Cultural values are contested and contextual, not fixed or homogeneous. Puerto Rican immigrants did not ascribe values uniformly across the diaspora and the island. Their interpretations reveal both critique and reimagining of cultural norms, underscoring the need for a critical consciousness approach that views cultural values as dynamic responses to colonial, racialized, and economic conditions.


Colonial mentality, fragmentation, and resistance among Puerto Ricans living in the United States

TAKE AWAY 1

Colonial mentality shapes how Puerto Rican immigrants interpret and use cultural values to create hierarchies within their own community. Participants used values like hard work and rule-following to distinguish “good” Puerto Ricans—often those aligned with white, middle-class, U.S. norms—from “bad” Puerto Ricans, reinforcing colonial ideologies around race, class, and productivity.

TAKE AWAY 2

Cultural values become tools of internalized oppression and lateral violence. Through colonial logics, participants pathologized Puerto Ricans living in the archipelago or in poverty, particularly Black and working-class individuals, using values to justify exclusion and inferiority, thus reproducing social fragmentation and intragroup conflict.

TAKE AWAY 3

Despite internalized colonialism, narratives of resistance and solidarity emerged. Some participants rejected colonial narratives of Puerto Rican inferiority and emphasized shared values like generosity and family unity, pointing to the potential for reclaiming cultural identity and advancing decolonial healing and collective liberation.

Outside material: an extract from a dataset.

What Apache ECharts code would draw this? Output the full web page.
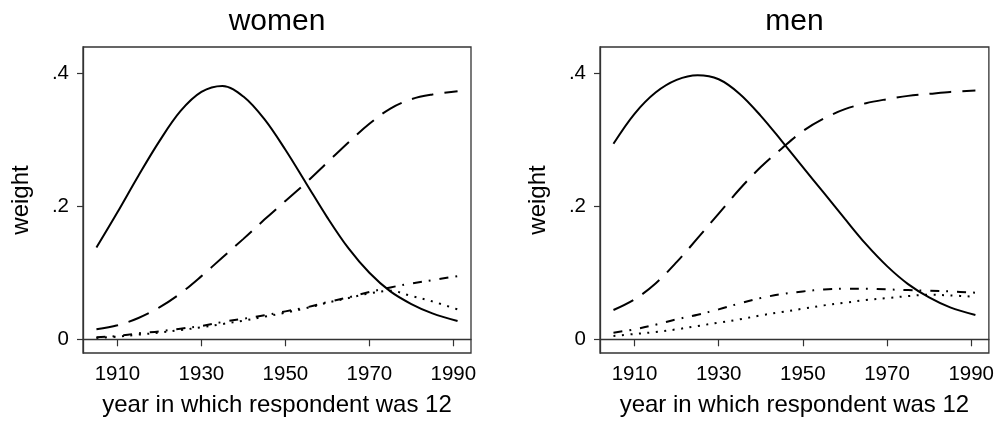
<!DOCTYPE html>
<html>
<head>
<meta charset="utf-8">
<script src="https://cdn.jsdelivr.net/npm/echarts@6/dist/echarts.min.js"></script>
<style>
  html, body { margin: 0; padding: 0; background: #fff; }
  #chart { width: 997px; height: 423px; }
</style>
</head>
<body>
<div id="chart"></div>
<script>
// year in which respondent was 12
var years = [1905, 1910, 1915, 1920, 1925, 1930, 1935, 1940, 1945, 1950, 1955, 1960, 1965, 1970, 1975, 1980, 1985, 1991]
var xTicks = [1910, 1930, 1950, 1970, 1990]
var yTicks = [0, 0.2, 0.4]
var panelTitles = ['women', 'men']

// women
var womenSolid = [0.138, 0.191, 0.246, 0.298, 0.343, 0.372, 0.381, 0.365, 0.331, 0.285, 0.234, 0.183, 0.137, 0.100, 0.072, 0.053, 0.039, 0.0275]
var womenDash = [0.015, 0.021, 0.032, 0.048, 0.069, 0.095, 0.123, 0.151, 0.180, 0.208, 0.236, 0.266, 0.296, 0.324, 0.347, 0.361, 0.368, 0.373]
var womenDashDot = [0.003, 0.005, 0.009, 0.012, 0.016, 0.020, 0.026, 0.031, 0.036, 0.042, 0.048, 0.056, 0.063, 0.071, 0.078, 0.084, 0.089, 0.095]
var womenDot = [0.002, 0.004, 0.007, 0.010, 0.014, 0.018, 0.023, 0.028, 0.034, 0.040, 0.047, 0.055, 0.062, 0.069, 0.073, 0.065, 0.057, 0.045]

// men
var menSolid = [0.294, 0.339, 0.371, 0.390, 0.397, 0.391, 0.369, 0.336, 0.298, 0.259, 0.220, 0.181, 0.143, 0.110, 0.083, 0.063, 0.048, 0.0365]
var menDash = [0.044, 0.060, 0.084, 0.116, 0.152, 0.189, 0.226, 0.259, 0.287, 0.313, 0.332, 0.346, 0.355, 0.361, 0.366, 0.369, 0.372, 0.374]
var menDashDot = [0.010, 0.015, 0.022, 0.030, 0.037, 0.045, 0.054, 0.062, 0.068, 0.072, 0.075, 0.076, 0.076, 0.075, 0.074, 0.073, 0.072, 0.070]
var menDot = [0.005, 0.008, 0.011, 0.015, 0.020, 0.025, 0.030, 0.036, 0.041, 0.046, 0.051, 0.055, 0.059, 0.062, 0.065, 0.067, 0.066, 0.064]

var font = '"Liberation Sans", Arial, sans-serif'
var boxColor = '#333'

function pairs(vals) {
  return years.map(function (y, i) { return [y, vals[i]] })
}

// one series per line; dash patterns
function line(idx, vals, dash) {
  return {
    type: 'line',
    xAxisIndex: idx,
    yAxisIndex: idx,
    data: pairs(vals),
    smooth: 0.35,
    showSymbol: false,
    silent: true,
    lineStyle: { color: '#000', width: 2, type: dash }
  }
}

var grids = [
  { left: 83, top: 47, width: 388, height: 306 },
  { left: 600, top: 47, width: 389, height: 306 }
]

var xAxes = grids.map(function (g, i) {
  return {
    type: 'value',
    gridIndex: i,
    min: 1901.8,
    max: 1994.2,
    name: 'year in which respondent was 12',
    nameLocation: 'middle',
    nameGap: 40,
    nameTextStyle: { fontFamily: font, fontSize: 24, color: '#000' },
    axisLine: { show: true, lineStyle: { color: boxColor, width: 1.3 } },
    axisTick: { show: true, customValues: xTicks, length: 7, lineStyle: { color: boxColor, width: 1.2 } },
    axisLabel: {
      customValues: xTicks,
      margin: 11,
      fontFamily: font,
      fontSize: 20.5,
      color: '#000',
      formatter: function (v) { return String(v) }
    },
    splitLine: { show: false }
  }
})

var yAxes = grids.map(function (g, i) {
  return {
    type: 'value',
    gridIndex: i,
    min: -0.0206,
    max: 0.4395,
    name: 'weight',
    nameLocation: 'middle',
    nameGap: 50,
    nameTextStyle: { fontFamily: font, fontSize: 24, color: '#000' },
    axisLine: { show: true, lineStyle: { color: boxColor, width: 1.3 } },
    axisTick: { show: true, customValues: yTicks, length: 6, lineStyle: { color: boxColor, width: 1.2 } },
    axisLabel: {
      customValues: yTicks,
      margin: 14,
      fontFamily: font,
      fontSize: 20.5,
      color: '#000',
      formatter: function (v) { return v === 0 ? '0' : String(Math.round(v * 10) / 10).replace(/^0/, '') }
    },
    splitLine: { show: false }
  }
})

var longDash = [22, 11]
var dashDot = [9, 7, 1.8, 9]
var dotted = [2, 6.5]

var option = {
  backgroundColor: '#fff',
  animation: false,
  grid: grids.map(function (g) {
    return Object.assign({ show: true, borderColor: boxColor, borderWidth: 1.3, backgroundColor: '#fff' }, g)
  }),
  xAxis: xAxes,
  yAxis: yAxes,
  graphic: panelTitles.map(function (t, i) {
    return {
      type: 'text',
      x: grids[i].left + grids[i].width / 2,
      y: 22,
      style: { text: t, font: '30px ' + font, fill: '#000', textAlign: 'center', textVerticalAlign: 'middle' }
    }
  }),
  series: [
    line(0, womenSolid, 'solid'),
    line(0, womenDash, longDash),
    line(0, womenDashDot, dashDot),
    line(0, womenDot, dotted),
    line(1, menSolid, 'solid'),
    line(1, menDash, longDash),
    line(1, menDashDot, dashDot),
    line(1, menDot, dotted)
  ]
}

var chart = echarts.init(document.getElementById('chart'), null, { renderer: 'canvas' })
chart.setOption(option)
</script>
</body>
</html>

Colonial Shadows and Puerto Rican Identity (2024)

TAKE AWAY 1

For centuries the inhabitants of Puerto Rico have been subjected to a language that systematically sought to dehumanize and marginalized them in order to excuse their displacement and exploitation. This language propagated degrading stereotypes, portraying them as morally corrupt, incapable, uncivilized, intellectually inferior, dependent, physically weak, and lazy.

TAKE AWAY 2

According to our study, the beliefs and ideas Puerto Ricans hold about ourselves and other Puerto Ricans have been influenced by this dehumanizing language.

TAKE AWAY 3

To avoid this perturbing ideas of self, we may engage in behaviors that seek to prove or reestablish our humanity, particularly in the eyes of those that see us through these dehumanizing stereotypes. On the paper we discuss what these dynamics may mean for our Puerto Rican identity.